Central
Planning = Spontaneous Economic Order?
A Socialist Paradigm Has Turned Scientific Research on it's
Head at the Santa Fe Institute
By
Eric Englund
Before
I had ever heard of Ludwig von Mises, Friedrich A. Hayek,
Murray Rothbard, and, thus, the Austrian School of Economics,
I had enthusiastically followed the economics research undertaken
by the Santa Fe Institute (SFI). My interest in the institute
emerged after reading Dr. Stuart Kauffman’s fabulous
book At Home in the Universe: The Search for the Laws
of Self-Organization and Complexity (published in 1995).
Dr.
Kauffman is a member of the Santa Fe Institute, which is the
world’s leading research institute pertaining to the
science of complexity. A particular line in Dr. Kauffman’s
aforementioned book struck me as important: “It is our
quest to understand emergence of this ordered complexity all
around us, in the living forms we see, the ecosystems they
construct, the social systems that abound from insects to
primates, the wonder of economic systems that actually deliver
us our daily bread and astonished Adam Smith into the conceptualization
of his invisible hand.”
It
was this line, combined with the concept of self-organization,
which gave me hope that brilliant scientists would produce
research supporting the wonders of capitalism while demonstrating
the reasons as to why socialism/central planning has utterly
failed and has only lead to wide-scale poverty. After all,
socialism/central planning is a concept antithetical to spontaneous
self-organization. Unfortunately, the Santa Fe Institute’s
economics research program - particularly in the area of poverty
- has shown me that the socialistic paradigm, that is so common
in academia, is literally blinding their research efforts.
Instead
of promoting capitalism, which is inherently an unplanned,
self-organized, and a successful economic system, SFI’s
research regarding poverty has a Marxist class-struggle flavor
to it while promoting wealth redistribution - i.e. taxation
and redistribution, by a central governmental authority, with
the goal of alleviating poverty.
In
my opinion, logic has been completely suspended here. Thankfully,
a few years ago, a friend introduced me to Austrian Economics.

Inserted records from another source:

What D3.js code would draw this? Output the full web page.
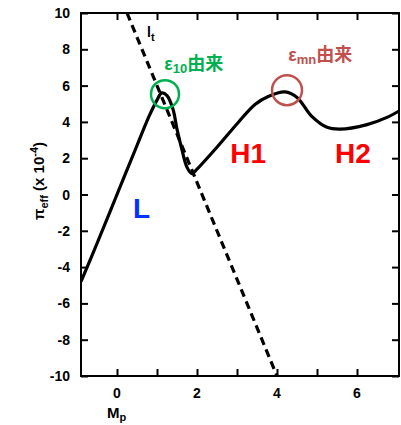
<!DOCTYPE html>
<html>
<head>
<meta charset="utf-8">
<script src="https://cdn.jsdelivr.net/npm/d3@7"></script>
<style>
  body { margin: 0; background: #fff; }
  text { font-family: "Liberation Sans", Arial, sans-serif; }
</style>
</head>
<body>
<svg id="chart" width="401" height="425"></svg>
<script>
// values
var curve_x = [-0.9, -0.5, 0, 0.5, 0.8, 1.0, 1.12, 1.25, 1.4, 1.5, 1.62, 1.75, 1.87, 2.0, 2.52, 3.03, 3.45, 3.78, 4.2, 4.5, 4.87, 5.25, 5.57, 6.25, 6.75, 7.05];
var curve_y = [-4.8, -2.7, 0, 2.7, 4.3, 5.2, 5.6, 5.45, 4.7, 3.6, 2.5, 1.5, 1.15, 1.4, 2.66, 3.97, 4.96, 5.4, 5.65, 5.35, 4.3, 3.7, 3.6, 3.85, 4.25, 4.6];
var dash_x = [0.25, 4.0];
var dash_y = [10, -10];
var xticks = [0, 1, 2, 3, 4, 5, 6];
var xlabels = [0, 2, 4, 6];
var yticks = [-10, -8, -6, -4, -2, 0, 2, 4, 6, 8, 10];

var xrange = [-0.9, 7.05];
var yrange = [-10, 10];

var svg = d3.select("#chart");
var m = {left: 81, right: 399, top: 13, bottom: 376};

var x = d3.scaleLinear().domain(xrange).range([m.left, m.right]);
var y = d3.scaleLinear().domain(yrange).range([m.bottom, m.top]);

svg.append("defs").append("clipPath").attr("id", "clip")
  .append("rect")
  .attr("x", m.left).attr("y", m.top)
  .attr("width", m.right - m.left).attr("height", m.bottom - m.top);

// frame with inward ticks
var yAxisL = d3.axisRight(y).tickValues(yticks).tickSize(7).tickFormat("");
var yAxisR = d3.axisLeft(y).tickValues(yticks).tickSize(7).tickFormat("");
var xAxisB = d3.axisTop(x).tickValues(xticks).tickSize(7).tickFormat("");
var xAxisT = d3.axisBottom(x).tickValues(xticks).tickSize(7).tickFormat("");

function style_axis(g) {
  g.select(".domain").remove();
  g.selectAll("line").attr("stroke", "#000").attr("stroke-width", 2);
}

svg.append("g").attr("transform", "translate(" + m.left + ",0)").call(yAxisL).call(style_axis);
svg.append("g").attr("transform", "translate(" + m.right + ",0)").call(yAxisR).call(style_axis);
svg.append("g").attr("transform", "translate(0," + m.bottom + ")").call(xAxisB).call(style_axis);
svg.append("g").attr("transform", "translate(0," + m.top + ")").call(xAxisT).call(style_axis);

svg.append("rect")
  .attr("x", m.left).attr("y", m.top)
  .attr("width", m.right - m.left).attr("height", m.bottom - m.top)
  .attr("fill", "none")
  .attr("stroke", "#000")
  .attr("stroke-width", 2);

// tick labels
svg.append("g").selectAll("text")
  .data(yticks)
  .enter().append("text")
  .attr("x", 70)
  .attr("y", function(d) { return y(d); })
  .attr("dy", "0.36em")
  .attr("text-anchor", "end")
  .attr("font-size", "14px")
  .attr("font-weight", "bold")
  .text(function(d) { return d; });

svg.append("g").selectAll("text")
  .data(xlabels)
  .enter().append("text")
  .attr("x", function(d) { return x(d); })
  .attr("y", 398)
  .attr("text-anchor", "middle")
  .attr("font-size", "14px")
  .attr("font-weight", "bold")
  .text(function(d) { return d; });

// axis titles
var xt = svg.append("text")
  .attr("x", 107)
  .attr("y", 418)
  .attr("font-size", "15px")
  .attr("font-weight", "bold");
xt.append("tspan").text("M");
xt.append("tspan").attr("dy", 3).attr("font-size", "11px").text("p");

var yt = svg.append("text")
  .attr("transform", "translate(44,220) rotate(-90)")
  .attr("font-size", "15px")
  .attr("font-weight", "bold");
yt.append("tspan").text("π");
yt.append("tspan").attr("dy", 4).attr("font-size", "11px").text("eff");
yt.append("tspan").attr("dy", -4).text(" (x 10");
yt.append("tspan").attr("dy", -6).attr("font-size", "11px").text("-4");
yt.append("tspan").attr("dy", 6).text(")");

// curves
var pts = curve_x.map(function(d, i) { return [d, curve_y[i]]; });
var line = d3.line()
  .x(function(d) { return x(d[0]); })
  .y(function(d) { return y(d[1]); })
  .curve(d3.curveCatmullRom.alpha(0.5));

var plot = svg.append("g").attr("clip-path", "url(#clip)");

plot.append("path")
  .datum(dash_x.map(function(d, i) { return [d, dash_y[i]]; }))
  .attr("fill", "none")
  .attr("stroke", "#000")
  .attr("stroke-width", 3.2)
  .attr("stroke-dasharray", "8,5")
  .attr("d", d3.line().x(function(d) { return x(d[0]); }).y(function(d) { return y(d[1]); }));

plot.append("path")
  .datum(pts)
  .attr("fill", "none")
  .attr("stroke", "#000")
  .attr("stroke-width", 3.2)
  .attr("stroke-linejoin", "round")
  .attr("d", line);

// l_t label
var lt = svg.append("text")
  .attr("x", x(0.75))
  .attr("y", y(8.7))
  .attr("font-size", "14px")
  .attr("font-weight", "bold");
lt.append("tspan").text("l");
lt.append("tspan").attr("dy", 4).attr("font-size", "11px").text("t");

// circles
svg.append("circle")
  .attr("cx", x(1.2)).attr("cy", y(5.53)).attr("r", 14)
  .attr("fill", "none").attr("stroke", "#00b050").attr("stroke-width", 2.5);
svg.append("circle")
  .attr("cx", x(4.25)).attr("cy", y(5.75)).attr("r", 15)
  .attr("fill", "none").attr("stroke", "#c0504d").attr("stroke-width", 2.5);

// annotations
function eps_label(px, py, sub, color) {
  var t = svg.append("text")
    .attr("x", x(px)).attr("y", y(py))
    .attr("fill", color)
    .attr("font-weight", "bold")
    .attr("font-size", "18px");
  t.append("tspan").text("ε");
  t.append("tspan").attr("dy", 3).attr("font-size", "13px").text(sub);
  t.append("tspan").attr("dy", -3).attr("font-family", "'Noto Sans CJK SC'").text("由来");
}
eps_label(1.18, 6.85, "10", "#00b050");
eps_label(4.28, 7.35, "mn", "#c0504d");

svg.append("text").attr("x", x(0.4)).attr("y", y(-1.3))
  .attr("fill", "#0033ff").attr("font-weight", "bold").attr("font-size", "28px").text("L");
svg.append("text").attr("x", x(2.83)).attr("y", y(1.73))
  .attr("fill", "#ff0000").attr("font-weight", "bold").attr("font-size", "28px").text("H1");
svg.append("text").attr("x", x(5.45)).attr("y", y(1.73))
  .attr("fill", "#ff0000").attr("font-weight", "bold").attr("font-size", "28px").text("H2");
</script>
</body>
</html>
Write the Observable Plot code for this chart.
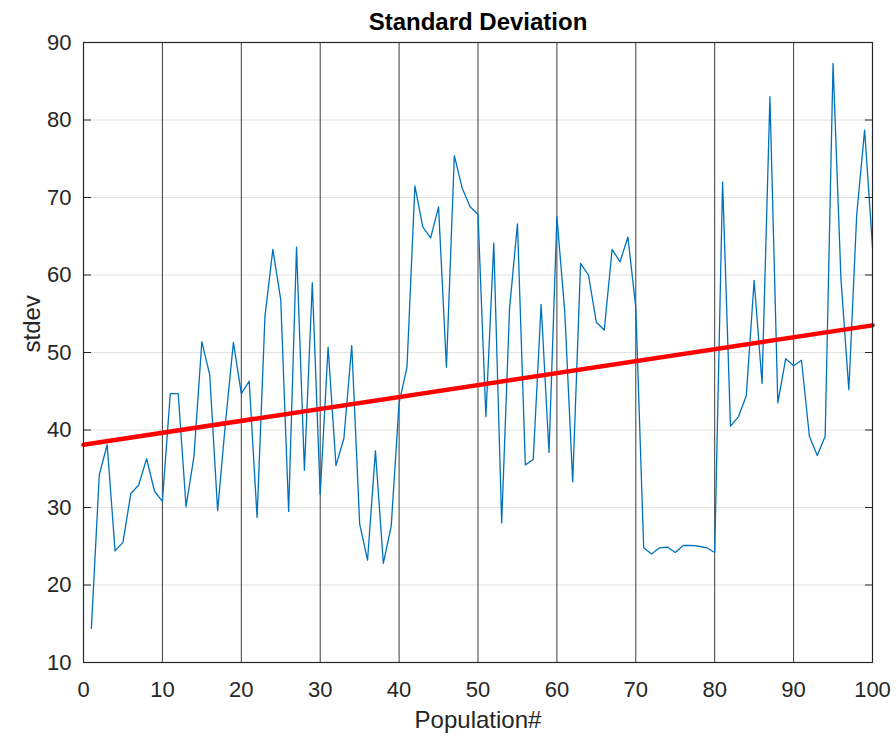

It is here that I have found my intellectual home. I learned
that economic calculation is impossible in a socialist commonwealth
and that capitalism provides the best chance for all individuals
to prosper. If the researchers at the Santa Fe Institute want
to learn how to alleviate poverty, then their most fruitful
research will come from using an Austrian perspective. This
will truly require a radical paradigm shift. Ironically, it
will be a shift back to accepting the truth that a robust
economy is self-organized and, thus, an unplanned phenomenon.
For
those who are not familiar with the science of complexity,
it is a relatively new science that is somewhat difficult
to define. At the heart of this science is the belief that
spontaneous order - or self-organization - emerges as a result
of physical laws, which clearly remain undiscovered. A broad
definition of self-organization is as follows (taken from
the book Swarm Intelligence: From Natural to Artificial Systems):
Self-organization
is a set of dynamical mechanisms whereby structures appear
at the global level of a system from interactions among its
lower-level components. The rules specifying the interactions
among the system’s constituent units are executed on
the basis of purely local information, without reference to
the global pattern, which is an emergent property of the system
rather than a property imposed upon the system by an external
ordering influence.
Using
this definition, I would strongly assert that central banks
such as the Federal Reserve are formed under the pretense
of providing an ordering influence to the market place, and
yet, are completely unnecessary for a free-market order to
emerge. The same can be said of a central taxing authority
bent on creating a more perfect society via wealth redistribution.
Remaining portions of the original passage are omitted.